### Written request
Find every line with the string "this" in it, count them, and reply with that count only.

### Information given
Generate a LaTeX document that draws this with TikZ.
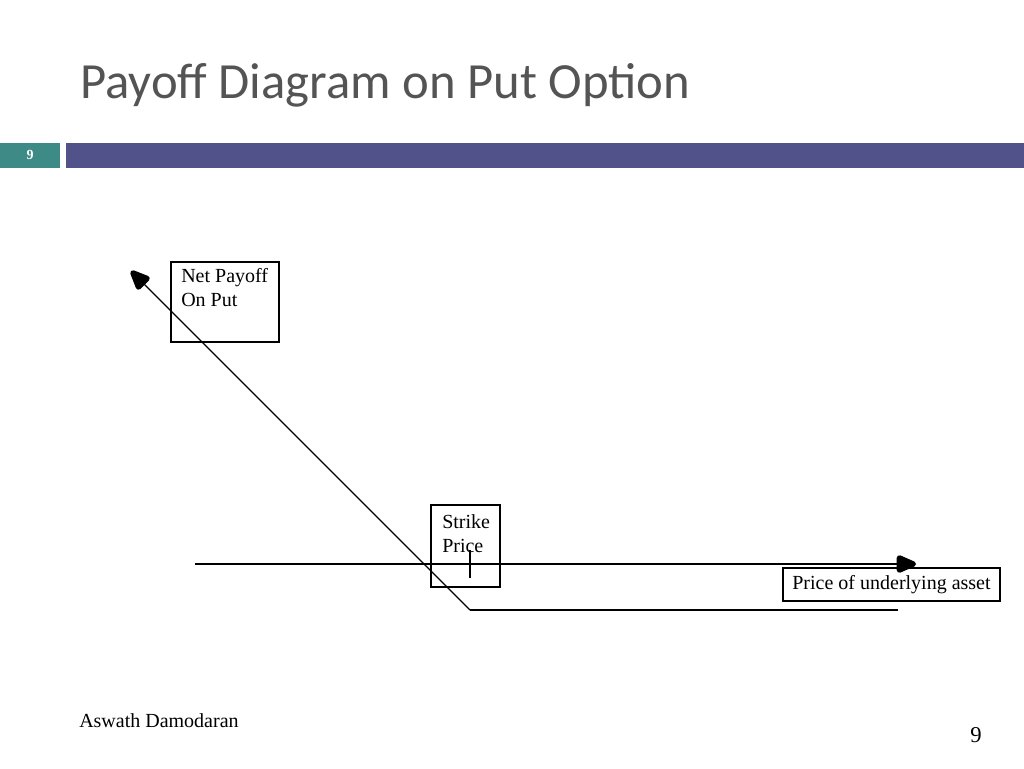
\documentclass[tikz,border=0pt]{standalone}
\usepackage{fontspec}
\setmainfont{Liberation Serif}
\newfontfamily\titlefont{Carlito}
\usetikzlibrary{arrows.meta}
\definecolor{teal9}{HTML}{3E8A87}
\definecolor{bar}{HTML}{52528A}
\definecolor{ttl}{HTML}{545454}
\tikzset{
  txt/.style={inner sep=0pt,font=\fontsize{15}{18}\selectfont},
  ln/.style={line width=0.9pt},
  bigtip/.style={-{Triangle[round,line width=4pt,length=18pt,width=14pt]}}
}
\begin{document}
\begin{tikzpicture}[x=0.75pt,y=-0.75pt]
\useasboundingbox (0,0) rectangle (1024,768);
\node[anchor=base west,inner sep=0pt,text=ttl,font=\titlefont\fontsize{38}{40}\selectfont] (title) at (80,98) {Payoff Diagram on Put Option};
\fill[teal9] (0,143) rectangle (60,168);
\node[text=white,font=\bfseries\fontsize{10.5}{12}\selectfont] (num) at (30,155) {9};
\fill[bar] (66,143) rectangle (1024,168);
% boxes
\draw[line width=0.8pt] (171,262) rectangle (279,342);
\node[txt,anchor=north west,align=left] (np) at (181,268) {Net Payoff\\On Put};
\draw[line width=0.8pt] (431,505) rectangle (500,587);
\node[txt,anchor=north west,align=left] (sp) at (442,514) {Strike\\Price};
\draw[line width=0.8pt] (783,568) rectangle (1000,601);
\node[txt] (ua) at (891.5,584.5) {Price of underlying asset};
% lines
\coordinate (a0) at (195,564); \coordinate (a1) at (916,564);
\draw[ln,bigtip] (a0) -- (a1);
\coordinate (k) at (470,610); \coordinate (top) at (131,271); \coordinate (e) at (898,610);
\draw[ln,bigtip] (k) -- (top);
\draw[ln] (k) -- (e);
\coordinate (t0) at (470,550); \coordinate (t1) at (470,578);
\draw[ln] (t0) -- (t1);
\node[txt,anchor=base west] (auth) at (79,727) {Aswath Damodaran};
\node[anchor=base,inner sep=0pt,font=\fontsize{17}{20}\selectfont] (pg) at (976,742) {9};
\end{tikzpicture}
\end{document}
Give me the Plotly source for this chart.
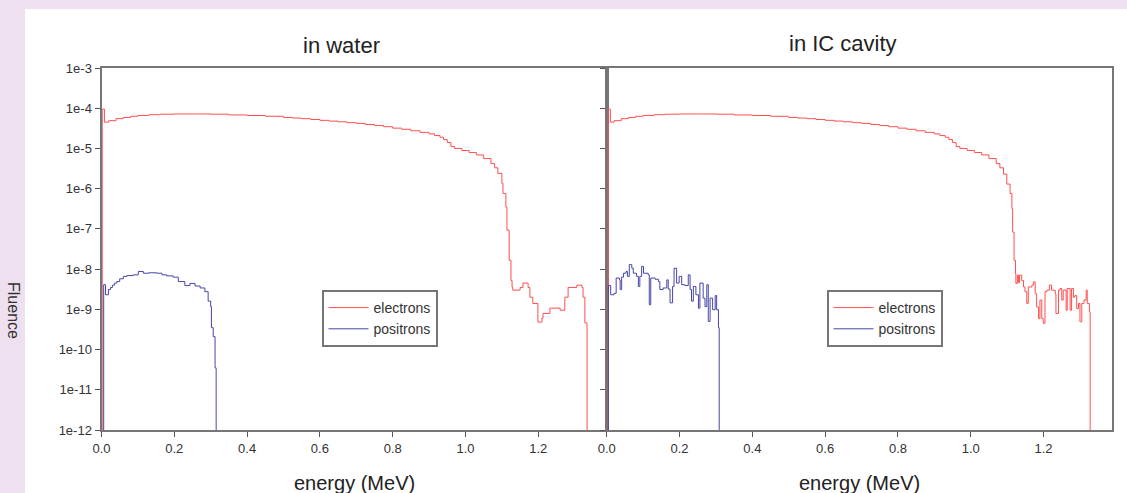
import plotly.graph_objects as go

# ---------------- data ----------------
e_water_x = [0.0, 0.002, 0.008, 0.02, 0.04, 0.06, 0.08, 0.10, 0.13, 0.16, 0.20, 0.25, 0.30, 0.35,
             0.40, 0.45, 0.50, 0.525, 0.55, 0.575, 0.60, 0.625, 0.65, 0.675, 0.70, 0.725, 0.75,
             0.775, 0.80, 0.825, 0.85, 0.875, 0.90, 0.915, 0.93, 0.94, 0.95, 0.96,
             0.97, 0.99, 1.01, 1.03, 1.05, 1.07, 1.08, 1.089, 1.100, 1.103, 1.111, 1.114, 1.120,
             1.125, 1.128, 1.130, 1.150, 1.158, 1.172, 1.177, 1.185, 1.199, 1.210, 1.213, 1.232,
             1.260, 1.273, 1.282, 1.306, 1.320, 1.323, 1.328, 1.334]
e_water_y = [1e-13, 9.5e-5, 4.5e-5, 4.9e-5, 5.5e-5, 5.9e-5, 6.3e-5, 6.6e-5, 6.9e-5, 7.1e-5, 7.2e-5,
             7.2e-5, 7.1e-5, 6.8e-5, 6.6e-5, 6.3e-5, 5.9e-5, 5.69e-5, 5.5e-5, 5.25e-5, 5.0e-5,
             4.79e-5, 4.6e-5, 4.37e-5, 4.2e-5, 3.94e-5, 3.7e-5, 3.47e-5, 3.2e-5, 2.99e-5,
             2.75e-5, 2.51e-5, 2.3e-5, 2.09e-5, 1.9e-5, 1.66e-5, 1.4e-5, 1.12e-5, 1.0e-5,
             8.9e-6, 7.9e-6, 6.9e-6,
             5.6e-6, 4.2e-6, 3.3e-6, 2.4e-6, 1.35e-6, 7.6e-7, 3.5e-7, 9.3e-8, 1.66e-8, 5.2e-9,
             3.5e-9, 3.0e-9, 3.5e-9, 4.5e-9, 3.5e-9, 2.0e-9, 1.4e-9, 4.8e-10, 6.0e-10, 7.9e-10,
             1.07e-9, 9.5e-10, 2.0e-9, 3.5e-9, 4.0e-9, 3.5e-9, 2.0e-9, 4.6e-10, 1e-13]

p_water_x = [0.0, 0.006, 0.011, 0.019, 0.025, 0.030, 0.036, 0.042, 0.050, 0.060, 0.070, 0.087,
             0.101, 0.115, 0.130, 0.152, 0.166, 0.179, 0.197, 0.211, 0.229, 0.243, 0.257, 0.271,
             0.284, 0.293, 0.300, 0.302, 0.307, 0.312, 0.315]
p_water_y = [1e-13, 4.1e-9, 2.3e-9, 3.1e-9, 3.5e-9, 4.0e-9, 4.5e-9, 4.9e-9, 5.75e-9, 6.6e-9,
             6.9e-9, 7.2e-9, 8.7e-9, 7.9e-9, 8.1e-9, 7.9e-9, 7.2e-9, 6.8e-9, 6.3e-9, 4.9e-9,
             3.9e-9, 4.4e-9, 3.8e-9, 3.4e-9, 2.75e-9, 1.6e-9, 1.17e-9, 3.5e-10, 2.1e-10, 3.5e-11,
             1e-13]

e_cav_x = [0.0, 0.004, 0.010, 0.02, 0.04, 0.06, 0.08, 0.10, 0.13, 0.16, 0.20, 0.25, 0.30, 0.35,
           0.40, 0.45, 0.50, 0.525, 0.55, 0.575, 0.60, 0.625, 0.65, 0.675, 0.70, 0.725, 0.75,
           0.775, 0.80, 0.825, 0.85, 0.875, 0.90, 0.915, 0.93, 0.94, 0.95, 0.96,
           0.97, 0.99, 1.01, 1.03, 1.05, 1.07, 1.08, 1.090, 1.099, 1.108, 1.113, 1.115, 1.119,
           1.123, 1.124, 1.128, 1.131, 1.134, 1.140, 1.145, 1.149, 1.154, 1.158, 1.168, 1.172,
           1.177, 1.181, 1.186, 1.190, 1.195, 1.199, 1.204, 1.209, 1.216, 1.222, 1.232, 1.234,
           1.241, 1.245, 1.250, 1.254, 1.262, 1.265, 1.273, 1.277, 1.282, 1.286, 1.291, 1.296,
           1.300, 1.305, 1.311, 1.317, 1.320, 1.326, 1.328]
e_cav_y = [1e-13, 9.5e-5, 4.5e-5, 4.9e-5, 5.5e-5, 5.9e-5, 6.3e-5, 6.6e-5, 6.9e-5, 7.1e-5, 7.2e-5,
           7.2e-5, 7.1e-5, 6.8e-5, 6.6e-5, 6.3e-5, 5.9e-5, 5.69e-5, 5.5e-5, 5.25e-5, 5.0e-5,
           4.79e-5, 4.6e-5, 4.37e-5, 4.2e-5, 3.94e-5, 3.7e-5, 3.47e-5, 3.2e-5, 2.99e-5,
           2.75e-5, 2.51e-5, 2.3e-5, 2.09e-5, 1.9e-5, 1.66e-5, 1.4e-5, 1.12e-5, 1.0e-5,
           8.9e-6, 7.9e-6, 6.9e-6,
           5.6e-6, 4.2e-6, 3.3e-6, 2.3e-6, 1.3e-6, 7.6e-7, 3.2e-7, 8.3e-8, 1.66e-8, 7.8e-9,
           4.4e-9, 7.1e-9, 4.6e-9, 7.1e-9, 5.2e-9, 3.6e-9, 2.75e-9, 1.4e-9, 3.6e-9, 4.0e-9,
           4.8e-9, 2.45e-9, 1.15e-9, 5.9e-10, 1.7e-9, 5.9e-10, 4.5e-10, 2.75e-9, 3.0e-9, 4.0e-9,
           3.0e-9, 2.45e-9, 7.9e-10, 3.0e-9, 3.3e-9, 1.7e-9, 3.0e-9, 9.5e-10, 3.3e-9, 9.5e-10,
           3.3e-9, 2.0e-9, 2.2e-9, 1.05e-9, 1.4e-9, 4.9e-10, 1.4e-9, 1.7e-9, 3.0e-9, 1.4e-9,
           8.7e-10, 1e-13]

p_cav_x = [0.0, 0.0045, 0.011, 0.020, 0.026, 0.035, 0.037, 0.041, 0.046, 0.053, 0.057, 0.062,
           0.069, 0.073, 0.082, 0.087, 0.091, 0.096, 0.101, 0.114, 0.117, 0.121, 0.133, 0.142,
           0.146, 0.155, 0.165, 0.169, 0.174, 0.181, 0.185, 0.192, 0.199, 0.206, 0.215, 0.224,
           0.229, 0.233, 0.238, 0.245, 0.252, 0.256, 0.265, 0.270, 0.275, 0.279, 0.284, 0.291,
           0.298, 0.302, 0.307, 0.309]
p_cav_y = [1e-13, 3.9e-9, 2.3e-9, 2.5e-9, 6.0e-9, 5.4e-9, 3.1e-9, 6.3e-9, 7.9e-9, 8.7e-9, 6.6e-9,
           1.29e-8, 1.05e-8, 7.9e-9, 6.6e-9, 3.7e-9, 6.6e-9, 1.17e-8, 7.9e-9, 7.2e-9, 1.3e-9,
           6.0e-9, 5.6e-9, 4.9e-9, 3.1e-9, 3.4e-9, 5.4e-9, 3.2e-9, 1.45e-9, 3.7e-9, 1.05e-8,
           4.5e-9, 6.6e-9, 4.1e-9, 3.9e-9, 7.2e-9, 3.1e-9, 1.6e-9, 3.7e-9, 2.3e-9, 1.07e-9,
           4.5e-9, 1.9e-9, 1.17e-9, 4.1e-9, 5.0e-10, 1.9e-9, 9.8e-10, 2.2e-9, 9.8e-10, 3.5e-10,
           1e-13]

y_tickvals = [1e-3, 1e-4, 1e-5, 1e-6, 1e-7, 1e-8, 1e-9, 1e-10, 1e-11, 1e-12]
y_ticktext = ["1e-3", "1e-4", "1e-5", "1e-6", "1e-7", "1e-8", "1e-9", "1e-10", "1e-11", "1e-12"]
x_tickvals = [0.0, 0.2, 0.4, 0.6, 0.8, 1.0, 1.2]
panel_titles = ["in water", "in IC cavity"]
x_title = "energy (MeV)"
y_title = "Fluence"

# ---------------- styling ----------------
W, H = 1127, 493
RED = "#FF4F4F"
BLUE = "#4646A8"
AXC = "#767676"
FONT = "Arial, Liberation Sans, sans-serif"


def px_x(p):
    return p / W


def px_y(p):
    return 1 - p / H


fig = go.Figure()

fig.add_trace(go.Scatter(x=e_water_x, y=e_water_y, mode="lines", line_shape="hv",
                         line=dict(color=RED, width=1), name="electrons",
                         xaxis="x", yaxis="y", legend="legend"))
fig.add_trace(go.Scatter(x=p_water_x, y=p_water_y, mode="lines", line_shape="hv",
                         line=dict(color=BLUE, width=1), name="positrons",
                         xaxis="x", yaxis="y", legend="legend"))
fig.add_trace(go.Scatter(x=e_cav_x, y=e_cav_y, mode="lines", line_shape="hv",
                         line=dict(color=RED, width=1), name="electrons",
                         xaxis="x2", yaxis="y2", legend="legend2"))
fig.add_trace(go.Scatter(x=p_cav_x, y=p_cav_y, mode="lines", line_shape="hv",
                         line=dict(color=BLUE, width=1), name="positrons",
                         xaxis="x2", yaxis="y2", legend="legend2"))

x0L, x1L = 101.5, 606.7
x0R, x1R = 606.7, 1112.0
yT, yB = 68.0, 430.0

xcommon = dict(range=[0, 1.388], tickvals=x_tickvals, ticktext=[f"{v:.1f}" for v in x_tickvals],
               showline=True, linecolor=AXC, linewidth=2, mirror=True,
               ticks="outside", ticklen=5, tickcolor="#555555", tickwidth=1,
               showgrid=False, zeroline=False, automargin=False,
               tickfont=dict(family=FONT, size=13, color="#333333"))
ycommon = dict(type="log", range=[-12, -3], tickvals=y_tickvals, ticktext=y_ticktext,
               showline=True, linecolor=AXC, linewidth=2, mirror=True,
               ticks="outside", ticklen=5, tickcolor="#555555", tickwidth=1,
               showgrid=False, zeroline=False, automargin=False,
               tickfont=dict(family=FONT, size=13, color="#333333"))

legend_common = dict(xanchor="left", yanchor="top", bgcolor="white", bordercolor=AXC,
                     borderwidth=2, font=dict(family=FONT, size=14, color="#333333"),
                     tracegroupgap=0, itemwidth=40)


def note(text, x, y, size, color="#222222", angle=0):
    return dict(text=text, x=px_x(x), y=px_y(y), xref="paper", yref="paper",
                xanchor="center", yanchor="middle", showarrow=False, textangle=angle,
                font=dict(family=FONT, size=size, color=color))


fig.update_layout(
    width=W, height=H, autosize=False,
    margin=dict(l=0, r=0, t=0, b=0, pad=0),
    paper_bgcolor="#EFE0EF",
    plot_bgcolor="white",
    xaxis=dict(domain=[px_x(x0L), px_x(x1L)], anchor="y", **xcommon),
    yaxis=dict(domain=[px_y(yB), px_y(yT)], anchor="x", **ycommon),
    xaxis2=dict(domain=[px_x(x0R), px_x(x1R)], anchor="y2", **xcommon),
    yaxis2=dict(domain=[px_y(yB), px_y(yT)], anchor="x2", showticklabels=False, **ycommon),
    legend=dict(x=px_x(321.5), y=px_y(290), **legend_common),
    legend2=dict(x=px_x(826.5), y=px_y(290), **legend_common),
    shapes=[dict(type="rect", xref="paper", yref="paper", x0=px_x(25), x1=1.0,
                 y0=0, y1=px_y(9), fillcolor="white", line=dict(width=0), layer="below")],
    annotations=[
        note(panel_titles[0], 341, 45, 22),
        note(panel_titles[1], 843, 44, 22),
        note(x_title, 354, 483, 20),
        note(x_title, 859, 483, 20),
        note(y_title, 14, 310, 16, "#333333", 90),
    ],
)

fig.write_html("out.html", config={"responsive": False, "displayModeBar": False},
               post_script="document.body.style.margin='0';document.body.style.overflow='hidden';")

### Result of the exercise
2